Nur zehn Tage hatte das Ensemble des Berliner Theaters an der Parkaue Zeit, um den dramatischen Text von Carsten Brandau für das dritte "Boxenstopp"-Festival in Szene zu setzen. Das Festival
versteht sich als Labor und Forum für Dramatiker und ihre noch in der Entwicklung befindlichen Werke. Drei Stücke wurden in Leipzig am Publikum "getestet" und von Fachleuten besprochen. Dadurch
erhielten die Autoren die Möglichkeit, Anregungen des Theater- und Fachpublikums mit in den Stücktext aufzunehmen. Die dreitätige Werkstatt wird vom TdjW in Kooperation mit der ASSITEJ
Deutschland, der internationalen Vereinigung des Theaters für Kinder und Jugendliche, und dem deutschen Kinder- und Jugendtheaterzentrum veranstaltet. Noch bis Freitagnachmittag soll in dem
Theater am Lindenauer Markt in verschiedenen Podien darüber diskutiert werden, was ein gutes Kinder- und Jugendtheaterstück ausmacht. Das Festival solle Autoren stimulieren, qualitative Stücke zu
schreiben, sagt der TdjW-Intendant Jürgen Zielinski. Zudem kämen dabei Macher und Institutionen ins Gespräch. Zielinski weiß, was für ihn hochwertige Gegenwartsdramatik für Kinder und Jugendliche
ausmacht: "anspruchsvolle Themen, eine Tiefe, ein gewisser Umgang mit Sprache, Rhythmus und - ein bisschen Hoffnung". Das Carsten Brandau, der hauptsächlich Stücke für Erwachsene schreibt, dies
beherrscht, bewies die Erprobung seines Textes auf der Bühne. Das eng geschnürte, komplexe Sprachkorsett von "Dreier steht Kopf", das durch Wiederholungen und Sprachspielereien lebendig wird,
eignete sich sichtbar für eine sehr körperliche Arbeit.
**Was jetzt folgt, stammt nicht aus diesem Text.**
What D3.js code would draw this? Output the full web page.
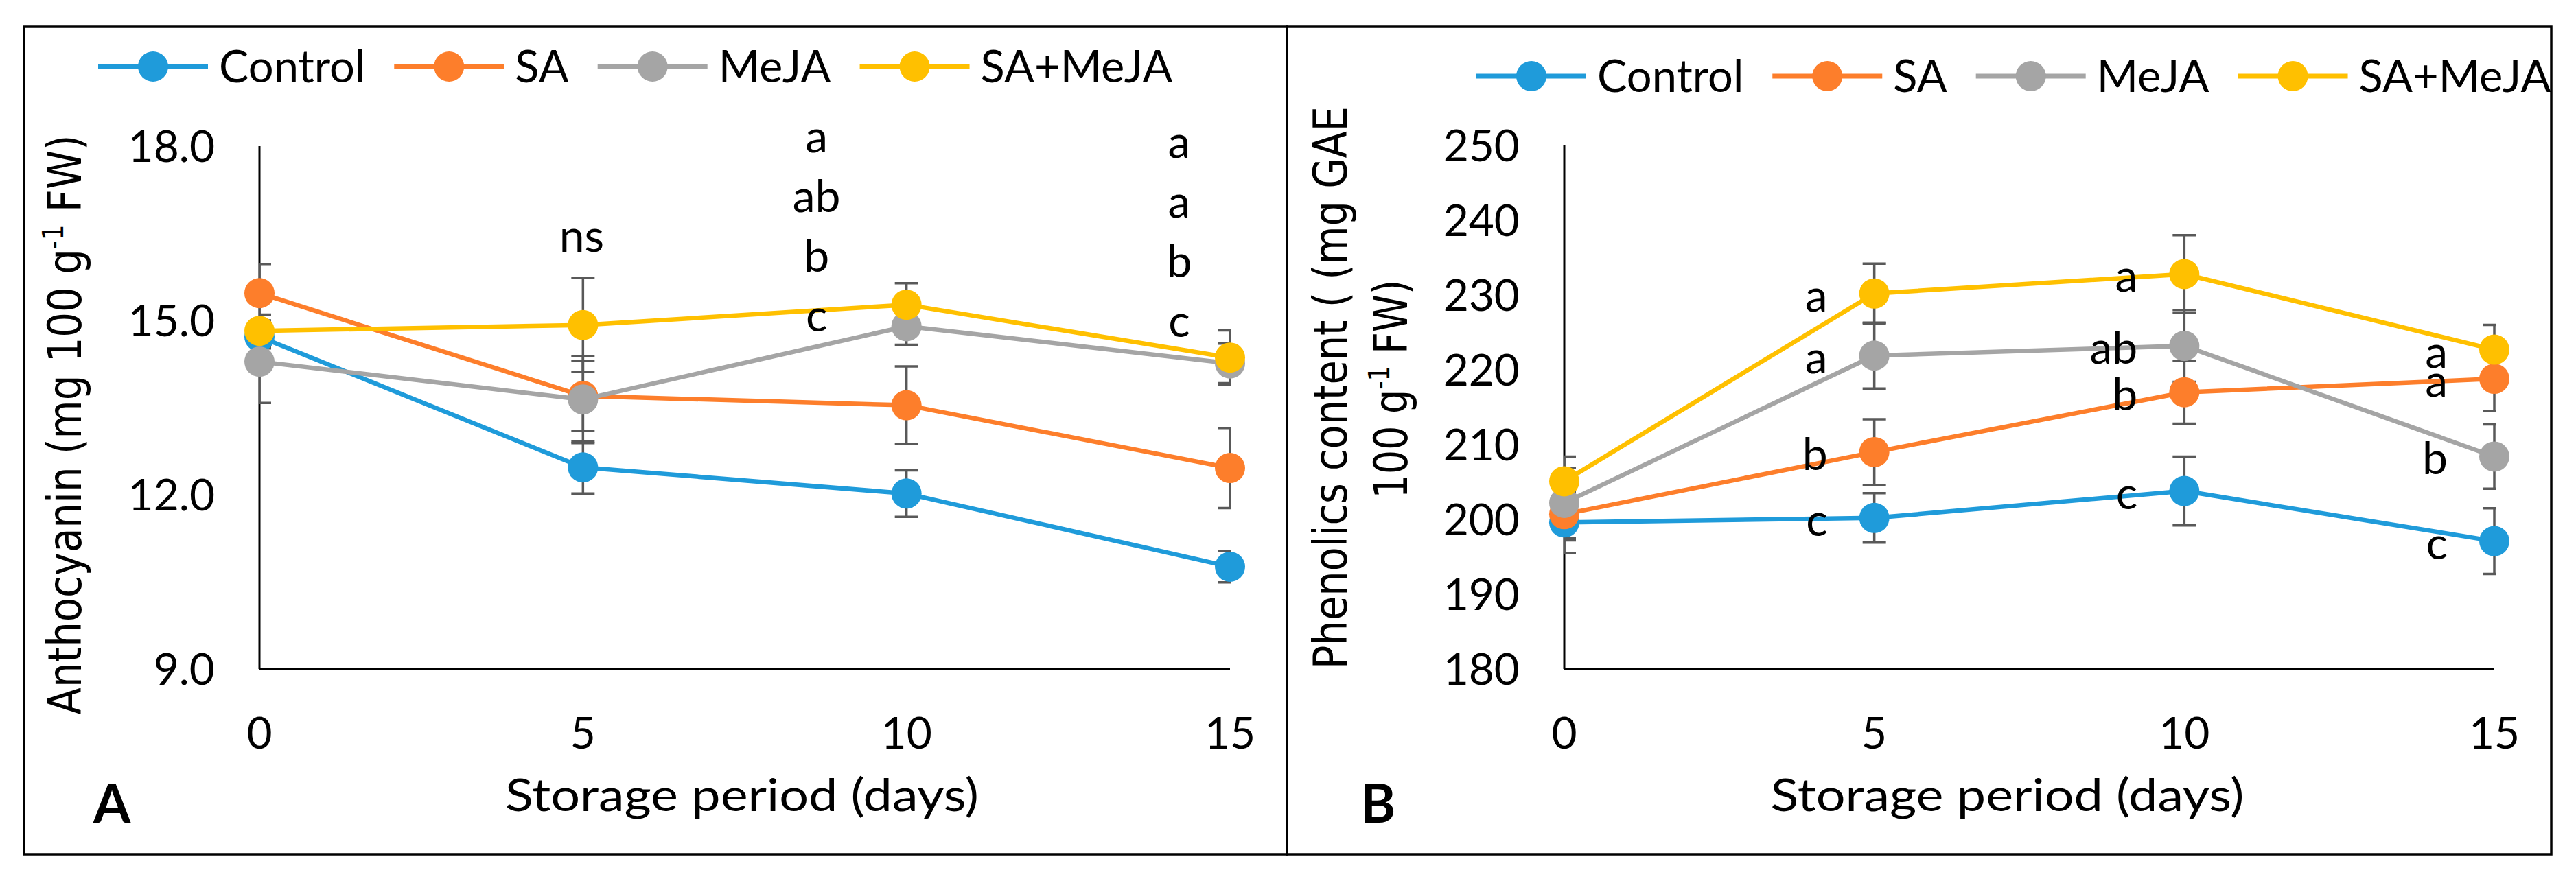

Der in diesem Jahr entstandene Text handelt von Einer und Zweier, die sich ihren Platz in der Welt von der "natürlichen" Reihenfolge der Zahlen ableiten. Diese Ordnung - "Einer muss immer der
Erste sein" - gerät durcheinander, als ein gewisser Dreier dazustößt. Der ist nicht gewillt, sich hinter den Zweier einzureihen. "Ein Albtraum", wie der Einer es formuliert.
Die Inszenierung von Franziska Ritter, gespielt von Schauspielern des Theaters an der Parkaue, kann als eine hintersinnige, clowneske Choreographie bezeichnet werden. Die Reaktionen der Kinder
waren überwiegend positiv. Im anschließenden Publikumsgespräch wurden vor allem die Slapstick- Einlagen der drei Darsteller gewürdigt: "Regenwurm essen" und "auf den Po klatschen" standen hoch im
Kurs. Der 42-jährige Brandau, der auf dem Podium zuhörte, war begeistert von den Reaktionen der Kinder: "Wie unverblümt die Aussagen waren, das fand ich toll." Eins ist dem zweifachen Vater nach
den Rückmeldungen schon jetzt klar: "Ich muss noch kürzen."
Aller guten Dinge sind drei. Oder ist drei eines zu viel? Oder einer? Darüber war sich das Publikum am Donnerstag im Leipziger Theater der jungen Welt (TdjW) uneins. Dort wurde das Stück für
Kinder ab fünf Jahre "Dreier steht Kopf" zum ersten Mal in einer Werkstattinszenierung gezeigt.